_Record list_:
────────────────────────────────────────
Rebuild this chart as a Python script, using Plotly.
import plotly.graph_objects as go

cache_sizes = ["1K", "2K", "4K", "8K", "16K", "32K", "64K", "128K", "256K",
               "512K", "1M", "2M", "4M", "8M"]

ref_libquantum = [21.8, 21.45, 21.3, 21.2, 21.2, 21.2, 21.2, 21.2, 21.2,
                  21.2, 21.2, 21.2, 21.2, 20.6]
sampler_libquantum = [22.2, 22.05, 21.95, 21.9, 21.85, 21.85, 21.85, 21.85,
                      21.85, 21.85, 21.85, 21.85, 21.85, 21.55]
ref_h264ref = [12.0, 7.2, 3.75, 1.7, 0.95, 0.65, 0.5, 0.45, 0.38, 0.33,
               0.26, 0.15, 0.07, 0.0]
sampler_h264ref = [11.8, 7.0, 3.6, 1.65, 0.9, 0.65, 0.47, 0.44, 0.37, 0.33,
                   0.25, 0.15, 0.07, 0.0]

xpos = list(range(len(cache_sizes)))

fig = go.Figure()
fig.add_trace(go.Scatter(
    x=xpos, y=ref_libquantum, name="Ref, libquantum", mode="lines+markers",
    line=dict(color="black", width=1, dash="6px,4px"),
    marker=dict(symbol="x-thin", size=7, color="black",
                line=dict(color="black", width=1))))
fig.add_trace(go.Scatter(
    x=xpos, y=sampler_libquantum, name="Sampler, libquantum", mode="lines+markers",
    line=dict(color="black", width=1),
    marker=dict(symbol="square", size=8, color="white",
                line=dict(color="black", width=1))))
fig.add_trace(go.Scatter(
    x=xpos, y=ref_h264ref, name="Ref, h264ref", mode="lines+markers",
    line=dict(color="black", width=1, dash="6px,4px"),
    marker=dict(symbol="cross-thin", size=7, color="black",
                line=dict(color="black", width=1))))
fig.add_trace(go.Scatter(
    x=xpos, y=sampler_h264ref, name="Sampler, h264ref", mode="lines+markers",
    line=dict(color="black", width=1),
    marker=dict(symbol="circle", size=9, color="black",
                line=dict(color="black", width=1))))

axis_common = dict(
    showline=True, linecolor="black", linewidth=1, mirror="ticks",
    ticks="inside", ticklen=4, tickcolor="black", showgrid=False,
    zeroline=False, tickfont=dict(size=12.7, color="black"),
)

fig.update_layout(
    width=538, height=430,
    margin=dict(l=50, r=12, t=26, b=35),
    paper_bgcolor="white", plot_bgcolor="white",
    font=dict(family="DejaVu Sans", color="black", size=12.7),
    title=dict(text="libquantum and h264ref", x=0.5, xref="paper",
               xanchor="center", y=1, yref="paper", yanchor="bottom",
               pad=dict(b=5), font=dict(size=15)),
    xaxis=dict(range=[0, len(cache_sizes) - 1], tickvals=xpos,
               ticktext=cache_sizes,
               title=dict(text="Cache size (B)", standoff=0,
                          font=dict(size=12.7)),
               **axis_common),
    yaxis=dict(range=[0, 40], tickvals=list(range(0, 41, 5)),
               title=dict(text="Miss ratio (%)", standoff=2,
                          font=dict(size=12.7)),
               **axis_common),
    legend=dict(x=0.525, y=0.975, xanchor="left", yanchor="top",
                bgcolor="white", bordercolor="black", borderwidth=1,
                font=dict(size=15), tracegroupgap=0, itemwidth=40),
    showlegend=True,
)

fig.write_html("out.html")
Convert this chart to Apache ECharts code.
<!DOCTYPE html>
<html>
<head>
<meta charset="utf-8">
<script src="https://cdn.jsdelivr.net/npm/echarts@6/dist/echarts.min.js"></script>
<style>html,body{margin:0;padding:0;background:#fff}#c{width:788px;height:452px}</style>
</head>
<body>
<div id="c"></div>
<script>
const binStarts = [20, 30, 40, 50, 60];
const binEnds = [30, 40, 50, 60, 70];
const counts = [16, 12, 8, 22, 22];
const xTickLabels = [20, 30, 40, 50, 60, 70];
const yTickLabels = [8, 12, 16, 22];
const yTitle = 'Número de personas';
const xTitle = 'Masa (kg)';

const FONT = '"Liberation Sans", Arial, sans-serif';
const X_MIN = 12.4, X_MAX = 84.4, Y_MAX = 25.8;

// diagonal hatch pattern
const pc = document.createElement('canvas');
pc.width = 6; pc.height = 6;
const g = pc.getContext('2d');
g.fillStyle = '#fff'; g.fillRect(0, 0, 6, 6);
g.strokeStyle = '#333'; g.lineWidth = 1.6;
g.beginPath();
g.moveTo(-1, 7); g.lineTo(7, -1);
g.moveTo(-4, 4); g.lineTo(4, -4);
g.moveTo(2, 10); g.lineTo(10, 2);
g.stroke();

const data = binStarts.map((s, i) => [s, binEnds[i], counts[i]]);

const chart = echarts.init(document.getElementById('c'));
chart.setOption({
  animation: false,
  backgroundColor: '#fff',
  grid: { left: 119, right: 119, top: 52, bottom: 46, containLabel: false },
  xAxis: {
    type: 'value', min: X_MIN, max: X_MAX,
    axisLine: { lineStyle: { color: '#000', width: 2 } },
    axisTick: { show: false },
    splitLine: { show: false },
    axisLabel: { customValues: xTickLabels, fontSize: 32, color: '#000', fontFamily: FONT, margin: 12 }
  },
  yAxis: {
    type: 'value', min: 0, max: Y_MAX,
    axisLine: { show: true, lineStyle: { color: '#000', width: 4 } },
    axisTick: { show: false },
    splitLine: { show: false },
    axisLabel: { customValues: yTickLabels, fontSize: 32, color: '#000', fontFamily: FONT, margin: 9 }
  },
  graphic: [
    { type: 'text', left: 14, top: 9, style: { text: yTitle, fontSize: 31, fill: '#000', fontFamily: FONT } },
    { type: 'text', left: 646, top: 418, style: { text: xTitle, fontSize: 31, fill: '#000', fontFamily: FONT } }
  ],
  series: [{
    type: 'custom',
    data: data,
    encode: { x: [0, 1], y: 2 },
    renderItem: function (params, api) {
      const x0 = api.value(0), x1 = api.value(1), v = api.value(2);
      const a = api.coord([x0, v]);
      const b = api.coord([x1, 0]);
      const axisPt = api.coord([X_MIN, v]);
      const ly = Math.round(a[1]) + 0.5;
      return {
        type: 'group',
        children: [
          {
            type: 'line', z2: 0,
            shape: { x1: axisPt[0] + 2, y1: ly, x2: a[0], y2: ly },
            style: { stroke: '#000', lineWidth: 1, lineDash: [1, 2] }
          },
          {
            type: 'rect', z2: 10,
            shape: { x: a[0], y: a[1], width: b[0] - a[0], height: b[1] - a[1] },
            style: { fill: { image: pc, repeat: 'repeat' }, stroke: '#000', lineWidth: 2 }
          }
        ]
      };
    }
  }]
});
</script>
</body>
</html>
────────────────────────────────────────
Beginning at the top of the data, please return every line until and including the line containing "xpos = list(range(len(cache_sizes)))", copied exactly, and nothing past it.

_Task result_:
Rebuild this chart as a Python script, using Plotly.
import plotly.graph_objects as go

cache_sizes = ["1K", "2K", "4K", "8K", "16K", "32K", "64K", "128K", "256K",
               "512K", "1M", "2M", "4M", "8M"]

ref_libquantum = [21.8, 21.45, 21.3, 21.2, 21.2, 21.2, 21.2, 21.2, 21.2,
                  21.2, 21.2, 21.2, 21.2, 20.6]
sampler_libquantum = [22.2, 22.05, 21.95, 21.9, 21.85, 21.85, 21.85, 21.85,
                      21.85, 21.85, 21.85, 21.85, 21.85, 21.55]
ref_h264ref = [12.0, 7.2, 3.75, 1.7, 0.95, 0.65, 0.5, 0.45, 0.38, 0.33,
               0.26, 0.15, 0.07, 0.0]
sampler_h264ref = [11.8, 7.0, 3.6, 1.65, 0.9, 0.65, 0.47, 0.44, 0.37, 0.33,
                   0.25, 0.15, 0.07, 0.0]

xpos = list(range(len(cache_sizes)))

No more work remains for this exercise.